You can specify a SAS Data in HDFS library as an output library. The engine distributes the rows for the table to the machines in the cluster. Afterward, you can select the table from the SAS Folders tree, right-click, and select Load a Table. This action loads the table from HDFS to memory on a SAS LASR Analytic Server instance.
You can also partition SAS Data in HDFS tables when they are used in an output library. You can select a column to use from the Partition by menu. Partitioning the table is used to ensure all the rows with same formatted value of the selected column are distributed to one machine in the cluster. The rows are also placed in the same HDFS block.

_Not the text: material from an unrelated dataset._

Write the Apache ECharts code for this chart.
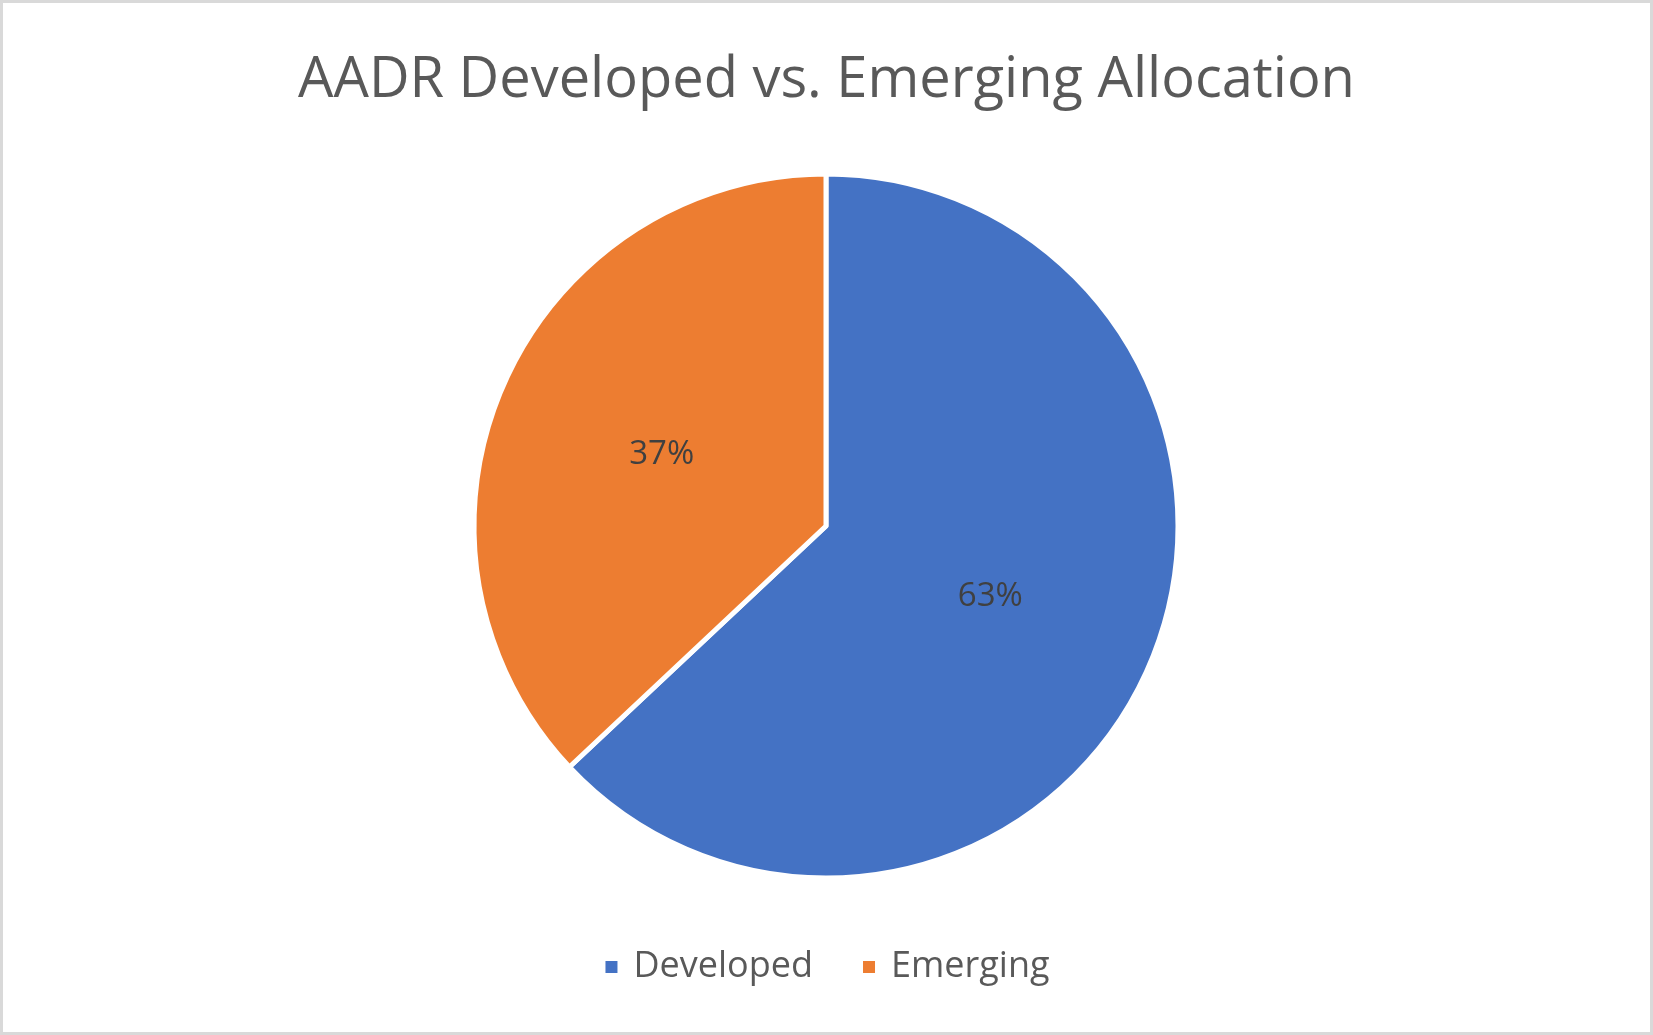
<!DOCTYPE html>
<html>
<head>
<meta charset="utf-8">
<script src="https://cdn.jsdelivr.net/npm/echarts@6/dist/echarts.min.js"></script>
<style>
  html, body { margin: 0; padding: 0; background: #fff; }
  #main { width: 1653px; height: 1035px; box-sizing: border-box; border: 3px solid #d9d9d9; }
</style>
</head>
<body>
<div id="main"></div>
<script>
var titleText = 'AADR Developed vs. Emerging Allocation';
var categories = ['Developed', 'Emerging'];
var shares = [63, 37];
var colors = ['#4472C4', '#ED7D31'];

var myChart = echarts.init(document.getElementById('main'));

var pieData = [];
for (var i = 0; i < categories.length; i++) {
    pieData.push({ name: categories[i], value: shares[i], itemStyle: { color: colors[i] } });
}

var option = {
    backgroundColor: '#ffffff',
    animation: false,
    textStyle: { fontFamily: 'Open Sans' },
    title: {
        text: titleText,
        left: 'center',
        top: 45,
        textStyle: { color: '#595959', fontSize: 56, fontWeight: 'normal', fontFamily: 'Open Sans' }
    },
    legend: {
        data: categories,
        bottom: 42,
        left: 'center',
        icon: 'rect',
        itemWidth: 14,
        itemHeight: 14,
        itemGap: 48,
        textStyle: { color: '#595959', fontSize: 36, fontFamily: 'Open Sans', padding: [0, 0, 0, 10] }
    },
    series: [
        {
            name: 'Allocation',
            type: 'pie',
            center: [823, 523],
            radius: 352,
            startAngle: 90,
            clockwise: true,
            data: pieData,
            itemStyle: { borderColor: '#ffffff', borderWidth: 5 },
            label: {
                show: true,
                position: 'inside',
                formatter: '{d}%',
                color: '#404040',
                fontSize: 33,
                fontFamily: 'Open Sans'
            },
            labelLine: { show: false },
            emphasis: { disabled: true }
        }
    ]
};

myChart.setOption(option);
</script>
</body>
</html>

When you load a partitioned table to memory, the partitioning information is retained and results in a partitioned in-memory table.

Restrictions

The following restrictions apply to using SAS Data in HDFS libraries with SAS Visual Data Builder:
  • You cannot specify a SAS Data in HDFS library as an input library because the SAS Data in HDFS engine is a Write-only engine.
  • The Append data check box on the Query Properties panel is disabled. The SAS Data in HDFS engine does not support appending data.
  • If you specify a SAS Data in HDFS library as an output library, you cannot view the results on the Results view because the engine is a Write-only engine.